ギャル文化がにぎわう渋谷109に店を持つアパレル企業に入社し、専務まで務めた藤崎氏。写真は当時の店員仲間とのプリクラ(右上が藤崎氏)

 また、居酒屋を経営していた頃は、おいしい料理を提供するだけでなく、居心地の良い空間を提供することも心掛けていた。座席も、元気なグループと静かなグループを適した配置で案内するように心掛けたり、個人のお客も静かに過ごしたい人か、スタッフと会話したい人か、はたまた友人を作りたいのかといったことを考えたりして、接客をしていたという。

居酒屋を開業した際のメンバー。右から2番目が藤崎氏(画像はドムドムフードサービス提供)

 こうした積み重ねにより築かれた「相手に心を尽くす」という信念で、ドムドムフードサービスの経営も行っている。

 藤崎さんはこれまでのドムドムの経営について「これを改善すればスタッフが喜ぶだろう、これをすればお客さまが喜ぶだろうというものを一つ一つ見つけて実施していくことの積み重ねでした。何に苦労したか、何が難しかったかというのもよく聞かれますが、発展途上なのであまり苦労や大変と思うことはありませんでした。
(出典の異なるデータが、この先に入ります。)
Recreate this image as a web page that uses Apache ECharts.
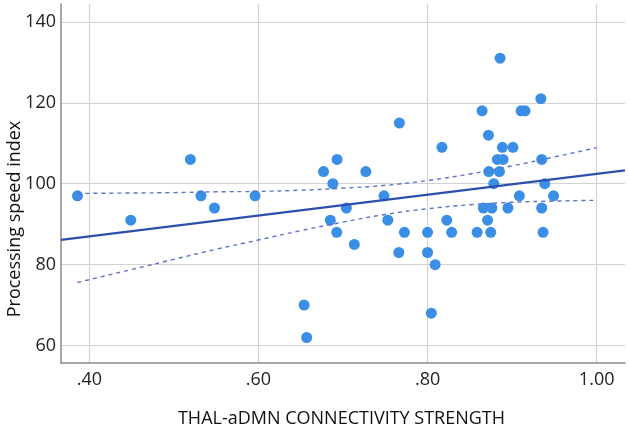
<!DOCTYPE html>
<html><head><meta charset="utf-8">
<script src="https://cdn.jsdelivr.net/npm/echarts@6/dist/echarts.min.js"></script>
<style>html,body{margin:0;padding:0;background:#fff}#c{width:629px;height:433px}</style>
</head><body><div id="c"></div>
<script>
// Scatter data: THAL-aDMN connectivity strength vs processing speed index
const xValues = [0.386,0.449,0.5195,0.532,0.548,0.596,0.654,0.657,0.677,0.685,
  0.688,0.6926,0.693,0.704,0.7134,0.727,0.7485,0.753,0.766,0.7667,
  0.7726,0.80,0.80,0.8045,0.809,0.817,0.8227,0.8285,0.8586,0.8645,
  0.866,0.871,0.872,0.8724,0.8747,0.876,0.8783,0.8826,0.885,0.8858,
  0.8885,0.8893,0.895,0.901,0.9086,0.9106,0.9153,0.934,0.935,0.935,
  0.9366,0.9386,0.949];
const yValues = [97,91,106,97,94,97,70,62,103,91,
  100,88,106,94,85,103,97,91,83,115,
  88,88,83,68,80,109,91,88,88,118,
  94,91,112,103,88,94,100,106,103,131,
  109,106,94,109,97,118,118,121,106,94,
  88,100,97];
// Linear fit line
const fitX = [0.3665, 1.0335];
const fitY = [86.1, 103.3];
// 95% confidence band
const bandX = [0.386,0.45,0.5,0.55,0.6,0.65,0.7,0.75,0.8,0.85,0.9,0.95,1.0];
const bandUpper = [97.6,97.7,97.8,98.0,98.1,98.4,98.9,99.6,100.8,102.4,104.4,106.6,108.9];
const bandLower = [75.6,78.8,81.3,83.8,86.1,88.4,90.5,92.4,93.8,94.8,95.4,95.7,95.9];
// Ticks
const xTicks = [0.4,0.6,0.8,1.0];
const xTickLabels = ['.40','.60','.80','1.00'];
const yTicks = [60,80,100,120,140];
const yTickLabels = ['60','80','100','120','140'];
const xTitle = 'THAL-aDMN CONNECTIVITY STRENGTH';
const yTitle = 'Processing speed index';

const FONT = 'Open Sans';
function lab(ticks, labels){
  return v => { const i = ticks.findIndex(t => Math.abs(t - v) < 1e-6); return i >= 0 ? labels[i] : ''; };
}
const chart = echarts.init(document.getElementById('c'), null, {renderer:'canvas'});
chart.setOption({
  animation:false,
  backgroundColor:'#ffffff',
  grid:{left:61,right:4,top:4,bottom:70,containLabel:false},
  xAxis:{
    type:'value', min:0.3665, max:1.0335,
    axisLine:{show:true,onZero:false,lineStyle:{color:'#8a8a8a',width:1.5}},
    axisTick:{show:false,customValues:xTicks},
    axisLabel:{customValues:xTicks,formatter:lab(xTicks,xTickLabels),color:'#222',fontSize:18,fontFamily:FONT,margin:8},
    splitLine:{show:true,lineStyle:{color:'#d2d2d2',width:1.2}}
  },
  yAxis:{
    type:'value', min:55.7, max:144.4,
    axisLine:{show:true,onZero:false,lineStyle:{color:'#8a8a8a',width:1.5}},
    axisTick:{show:false,customValues:yTicks},
    axisLabel:{customValues:yTicks,formatter:lab(yTicks,yTickLabels),color:'#222',fontSize:18,fontFamily:FONT,margin:5},
    splitLine:{show:true,lineStyle:{color:'#d2d2d2',width:1.2}}
  },
  graphic:[
    {type:'text',x:341.5,y:419,style:{text:xTitle,font:'18px "Open Sans"',fill:'#111',textAlign:'center',textVerticalAlign:'middle'}},
    {type:'text',rotation:Math.PI/2,x:15,y:219,style:{text:yTitle,font:'18px "Open Sans"',fill:'#111',textAlign:'center',textVerticalAlign:'middle'}}
  ],
  series:[
    {type:'scatter',data:xValues.map((x,i)=>[x,yValues[i]]),symbolSize:11,
      itemStyle:{color:'#3a8ee6',opacity:1},z:2},
    {type:'line',data:fitX.map((x,i)=>[x,fitY[i]]),showSymbol:false,symbol:'none',
      lineStyle:{color:'#2e4fae',width:2.2},z:3},
    {type:'line',data:bandX.map((x,i)=>[x,bandUpper[i]]),showSymbol:false,symbol:'none',smooth:true,
      lineStyle:{color:'#5b72c6',width:1.4,type:[4,4]},z:3},
    {type:'line',data:bandX.map((x,i)=>[x,bandLower[i]]),showSymbol:false,symbol:'none',smooth:true,
      lineStyle:{color:'#5b72c6',width:1.4,type:[4,4]},z:3}
  ]
});
</script>
</body></html>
困ることがあれば何をすべきかを考えて、一つ一つ対応してきました」と笑って話す。

 ドムドムバーガーは店舗数の明確な拡大計画はないというが、「これからもファストフードの枠にとらわれず、さまざまなチャレンジをして行きたい」と話す藤崎氏の姿勢から、今後もその勢いは止まらず続くだろうと確信させられる機運を感じた。